子鹿物語
講談社の絵本で『子鹿物語』というのが、実家の本棚にあるはずなので、探して持って帰った。題名は、『講談社の絵本 子じか物語』(©1956)だった。
小学校に上る前に父親が買ってくれたが、絵が美しかった。カタカナに不慣れな私は、主人公のジョディを読めず、また、ジョディという初めて耳にする名前が言いづらかったので、父親がひらがなをふってくれた。今開いて見てみるとたしかにひらがなが書かれていた。保存や記録への感動というのはこういうものなのだろう。
『子鹿物語』の原題は『イヤリング』と言い、一年子という意味だと絵本の奥書で読んだ記憶があるが、はたして絵本に奥書があるものだろうか。興味津々、おそるおそるその箇所を見てみたら、前書きに書いてあった。
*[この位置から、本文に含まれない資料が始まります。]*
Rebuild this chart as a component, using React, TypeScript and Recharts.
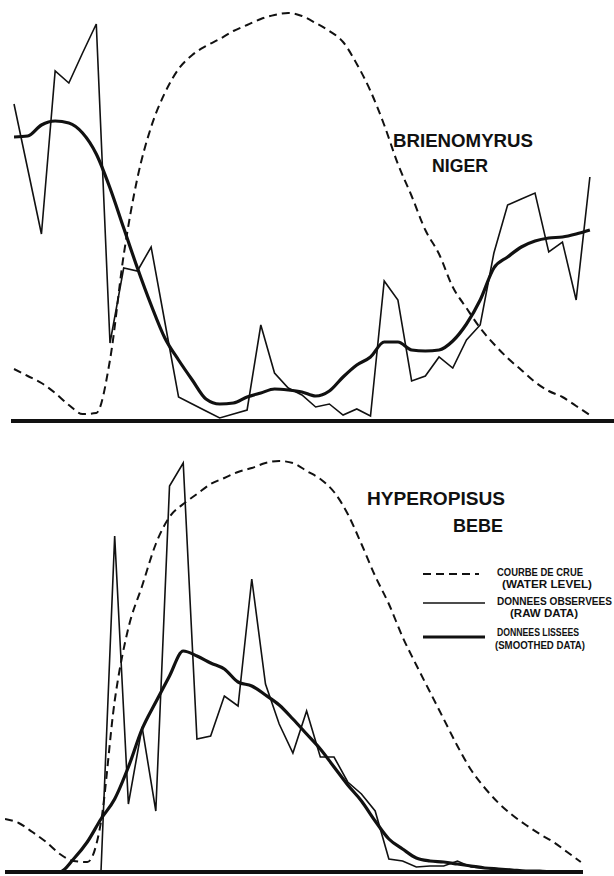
import { LineChart, Line, XAxis, YAxis, ReferenceLine } from 'recharts';

// heights above the baseline, one value per sampling date (43 dates)
const brienoRaw = [317, 252, 187, 350, 338, 368, 397, 78, 153, 150, 174, 99, 24, 17, 10, 3, 7, 11, 96, 48, 33, 26, 14, 17, 6, 12, 5, 140, 121, 40, 45, 64, 53, 81, 96, 168, 216, 222, 228, 169, 179, 121, 244];
const brienoSmooth = [284, 285, 296, 300, 298, 288, 267, 233, 193, 153, 116, 83, 61, 41, 22, 17, 18, 24, 28, 32, 31, 29, 25, 30, 44, 56, 64, 79, 79, 71, 70, 71, 80, 97, 121, 153, 164, 174, 180, 183, 184, 187, 191];
const brienoWater = [52, 45, 38, 28, 16, 7, 8, 61, 166, 243, 294, 328, 352, 366, 375, 382, 390, 396, 402, 406, 408, 405, 398, 390, 379, 357, 330, 296, 257, 225, 191, 167, 134, 113, 93, 77, 63, 51, 39, 30, 24, 15, 6];

const hyperRaw = [0, 0, 0, 0, 0, 0, 0, 0, 336, 68, 145, 61, 386, 409, 133, 136, 176, 166, 293, 188, 148, 119, 161, 115, 115, 90, 78, 61, 13, 11, 5, 6, 6, 11, 5, 4, 3, 1, 1, 1, 0, 0, 0];
const hyperSmooth = [0, 0, 0, 0, 0, 13, 30, 53, 73, 105, 143, 170, 196, 221, 216, 209, 203, 190, 186, 177, 167, 153, 138, 123, 105, 87, 71, 51, 33, 23, 14, 11, 10, 8, 6, 4, 3, 2, 1, 1, 0, 0, 0];
const hyperWater = [53, 49, 40, 30, 18, 11, 10, 50, 171, 244, 286, 328, 355, 368, 378, 388, 394, 400, 404, 409, 411, 409, 401, 393, 380, 358, 328, 296, 268, 235, 207, 180, 153, 126, 102, 84, 69, 57, 47, 38, 30, 20, 10];

const legendLabels = [
  ['COURBE DE CRUE', '(WATER LEVEL)'],
  ['DONNEES OBSERVEES', '(RAW DATA)'],
  ['DONNEES LISSEES', '(SMOOTHED DATA)'],
];

const buildRows = (raw: number[], smooth: number[], water: number[]) =>
  raw.map((r, i) => ({ week: i, raw: r, smooth: smooth[i], water: water[i] }));

const ink = '#111';

interface PanelProps {
  rows: ReturnType<typeof buildRows>;
  top: number;
  height: number;
  margin: { top: number; bottom: number; left: number; right: number };
  xDomain: [number, number];
}

function Panel({ rows, top, height, margin, xDomain }: PanelProps) {
  return (
    <div style={{ position: 'absolute', left: 0, top }}>
      <LineChart width={614} height={height} data={rows} margin={margin}>
        <XAxis dataKey="week" type="number" domain={xDomain} allowDataOverflow hide />
        <YAxis domain={[0, 416]} allowDataOverflow hide />
        <ReferenceLine y={0} stroke={ink} strokeWidth={4} />
        <Line type="monotone" dataKey="water" stroke={ink} strokeWidth={2} strokeDasharray="8 5" dot={false} isAnimationActive={false} />
        <Line type="linear" dataKey="raw" stroke={ink} strokeWidth={1.6} dot={false} isAnimationActive={false} />
        <Line type="monotone" dataKey="smooth" stroke={ink} strokeWidth={3.2} dot={false} isAnimationActive={false} />
      </LineChart>
    </div>
  );
}

export default function App() {
  const title = { fontFamily: 'Liberation Sans, Arial, sans-serif', fontWeight: 700, fontSize: 19, fill: ink };
  const small = { fontFamily: 'Liberation Sans, Arial, sans-serif', fontWeight: 700, fontSize: 10, fill: ink };
  return (
    <div style={{ position: 'absolute', left: 0, top: 0, width: 614, height: 876, background: '#fff' }}>
      <Panel
        rows={buildRows(brienoRaw, brienoSmooth, brienoWater)}
        top={0}
        height={440}
        margin={{ top: 5, bottom: 19, left: 11, right: 0 }}
        xDomain={[-0.22, 43.76]}
      />
      <Panel
        rows={buildRows(hyperRaw, hyperSmooth, hyperWater)}
        top={440}
        height={436}
        margin={{ top: 16, bottom: 4, left: 5, right: 31 }}
        xDomain={[0, 42.16]}
      />
      <svg width={614} height={876} style={{ position: 'absolute', left: 0, top: 0, pointerEvents: 'none' }}>
        <text x={393} y={147} textLength={140} lengthAdjust="spacingAndGlyphs" {...title}>BRIENOMYRUS</text>
        <text x={432} y={172} textLength={56} lengthAdjust="spacingAndGlyphs" {...title}>NIGER</text>
        <text x={367} y={505} textLength={138} lengthAdjust="spacingAndGlyphs" {...title}>HYPEROPISUS</text>
        <text x={453} y={532} textLength={50} lengthAdjust="spacingAndGlyphs" {...title}>BEBE</text>

        <line x1={423} x2={479} y1={574} y2={574} stroke={ink} strokeWidth={2} strokeDasharray="8 5" />
        <line x1={423} x2={485} y1={603} y2={603} stroke={ink} strokeWidth={1.6} />
        <line x1={423} x2={485} y1={637} y2={637} stroke={ink} strokeWidth={3.2} />

        <text x={497} y={576} textLength={86} lengthAdjust="spacingAndGlyphs" {...small}>{legendLabels[0][0]}</text>
        <text x={502} y={588} textLength={90} lengthAdjust="spacingAndGlyphs" {...small}>{legendLabels[0][1]}</text>
        <text x={497} y={605} textLength={115} lengthAdjust="spacingAndGlyphs" {...small}>{legendLabels[1][0]}</text>
        <text x={510} y={617} textLength={68} lengthAdjust="spacingAndGlyphs" {...small}>{legendLabels[1][1]}</text>
        <text x={497} y={636} textLength={82} lengthAdjust="spacingAndGlyphs" {...small}>{legendLabels[2][0]}</text>
        <text x={495} y={649} textLength={90} lengthAdjust="spacingAndGlyphs" {...small}>{legendLabels[2][1]}</text>
      </svg>
    </div>
  );
}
グレゴリー・ペックが父親役で出ている映画『子鹿物語』(1947)を小学校高学年の頃にテレビで見たが、フロリダの風景が絵本に描かれた風景を思わせた。ジョディが小川の岸辺に横たわり、手作り水車を刺して、見つめる場面、友だちの埋葬シーン、母親が子鹿を撃った場面、小舟を漕ぐ夕闇の風景などが、絵本で見た記憶と重なった。
『子鹿物語』(マージョリー・キナン・ローリングズ、1938)は、少年と動物のふれあいを描いたものだが、決して単純な動物愛護物語ではなく、幼児の私には分かりにくいものだった。成長するにつれて畑を荒らすようになる子鹿を殺さなくてはならないこと、母親が子鹿を銃殺した後にジョディが家出すること、放浪の後にわが家に帰ってくることなど、幼児には物語の大事な箇所が難しくて、意味がわからなかったが、どうしてなのだろうということが強く心に残った絵本だった。
過酷な大自然の中でも人間は生きなければならない。過酷な環境で生きることが物語のテーマである。
ジョディの友だちは数キロ先の隣家にいる。そういう寂しさを紛らわすために、子鹿を飼うようになるが、その子鹿が一家の生活を脅かす存在となる。柵を高くして畑に入らないようにしても子鹿は飛び越えて、若芽を食べてしまう。ジョディは、子鹿が殺された悲しみと怒りに耐えきれずに家を飛び出して、放浪するが、そこで生きることの厳しさを知る。学び、成長してジョディは、父母の居る家に帰る。絵本では不可解のままだったことが、数年を経て、映画を見て、少し分かった気がした。振り返れば、『子鹿物語』は、自分自身の成長の思い出でもある。
数年前に文庫で読んだ『子鹿物語』には、舞台となったフロリダの場所が詳細に書かれていた。フォレスター家は、ジョディのバクスター家の開拓地から4マイル西、バクスター家は背の高い大王松で囲まれていて、100エーカーの広さで島のように見える。肥沃だが、水源が遠い。シルバーグレンは、ジョディが水車で遊んだ場所。ヴォルーシャの町は、バクスター開拓地から東に16マイル、セントジョンズ川辺にある。メモ書きには、バクスター家は、子どもはジョディだけだが、多くの乳幼児を失ったとあった。厳しい生活環境を思わざるを得ない。時代背景は、南北戦争直後であるが、150年程前のアメリカにはフロンティアが広がり、斧と鋤で荒野を切り開く生活があった。
『子鹿物語』は、『講談社の絵本 子じか物語』(©1956)を幼年の時に読み、映画『子鹿物語』(1947)を少年の時に見て、『仔鹿物語』(上下)(土屋京子訳)を大人になって読んだ。まさに思い出の児童文学である(タイトル写真)。